Posted: 16-10-12 12:17 by Emma (admin)

Sorry for not making it clear :P

I meant if did an English - literature or language -  course at university, or if I did a Maths course at university, I know which I would be more capable of doing before I even have to decide which courses to pick. :)

Yes, I'm doing my GCSE courses (I'm currently in Year 10).

In reference to the QTS and PGCE, wouldn't most employers look for a degree in the subject you want to teach in, despite having a PGCE - although I'm not sure  how it works.

Modified twice, last modified by Windowswind on Tue 16th October, 2012 @ 16:10

Posted: 16-10-12 16:02 by Windowswind

Emma (admin) wrote:

Thegirlwhoknewtoomuch wrote:

 I have always thought it is a bit stupid putting labels on how you learn as they don't always fit, I did the test and my results were very mixed. I came out as a auditory learner but I don't find it easy to learn my sounds, I just like to write everything down, thats how I remember things and it worked for my gcse's.

That's a good point as surely it should be about finding techniques that work for you rather than sticking you into a box? Have you tried playing music in the background whilst you're working?

When I did my GCSEs I started listening to the Phantom of the Opera soundtrack when I was working (the new version of the film had recently been released) and I did that all of the way through my A levels, undergrad degree, PGCE and I still do it now when I need to focus. I never listen to this soundtrack at any other time other than when I'm working and I think over the 10 years or so that I've been doing it, I've developed an association with this music and working. Most of my revision and the way I work is writing things out and condensing notes into smaller and smaller things, but I like the music side of auditory learning.

 I can only listen to music when doing light revision like copying up notes, when i'm doing homework or other work where i need to concentrate more i don't listen to music. Listening to music does help me concentrate on revision as it stops me getting bored XD

Posted: 16-10-12 16:12 by Thegirlwhoknewtoomuch - Team GR

Windowswind wrote:

Sorry for not making it clear :P

I meant if did an English - literature or language -  course at university, or if I did a Maths course at university, I know which I would be more capable of doing before I even have to decide which courses to pick. :)

Yes, I'm doing my GCSE courses (I'm currently in Year 10).

In reference to the QTS and PGCE, wouldn't most employers look for a degree in the subject you want to teach in, despite having a PGCE - although I'm not sure  how it works.

Oh ok, well even so I think that it's likely your opinions will change during the course of your GCSEs and A levels before you get to applying to university. You might find yourself suddenly excelling at a subject you didn't really enjoy much at KS3 and vice versa - I've known people who hated maths in Y9 to go on to study maths at university, for example.

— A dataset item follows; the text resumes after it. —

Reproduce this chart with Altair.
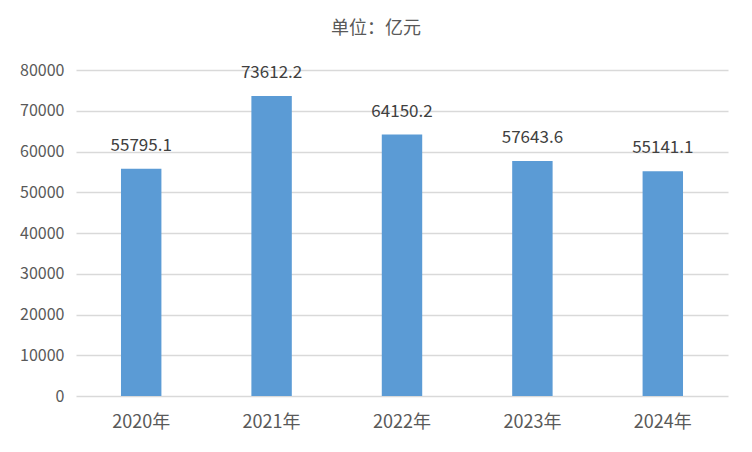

No, not really. Schools care about whether you're a good teacher. They want someone who understands the curriculum and understands the subject, or is willing to learn. This doesn't really have to come from doing a degree as in some cases (eg: English literature or history) you might never study one of the texts on the A level or GCSE syllabus in your entire degree. Obviously, if you were applying for your first teaching post with a degree in English, a PGCE in English then you were applying for a maths teaching job then the school might question it but if the subjects are similar (eg: you have a media studies degree, did a PGCE in English and are applying for an English and media studies job) then it's more down to how you perform at interview and exemplify your subject knowledge. It's also worth pointing out that there's a really popular graduate scheme called Teach First which encourages graduates who may not otherwise consider teaching to give it a go and places them in a school based on their A level subjects as well as their degree. I know people who have degrees in law, history and sociology who are currently teaching maths at GCSE and KS3, for example.

So the short answer is, your undergrad degree won't really restrict what you teach in practice, no. It may restrict the teacher training courses you can apply for (although given how quick the profession is changing it is likely to be really different in 7/8 years time when you apply!) and therefore potentially the very early years of a teaching career, but beyond that there's more flexibility.

Posted: 16-10-12 17:00 by Emma (admin)

Emma (admin) great advice thanks, i was wondering how it all works.

Posted: 16-10-12 17:18 by Thegirlwhoknewtoomuch - Team GR

Thanks Emma! You really helped me understand it more.

So, is PGCE a mini course in a subject? Or would it be a full time thing?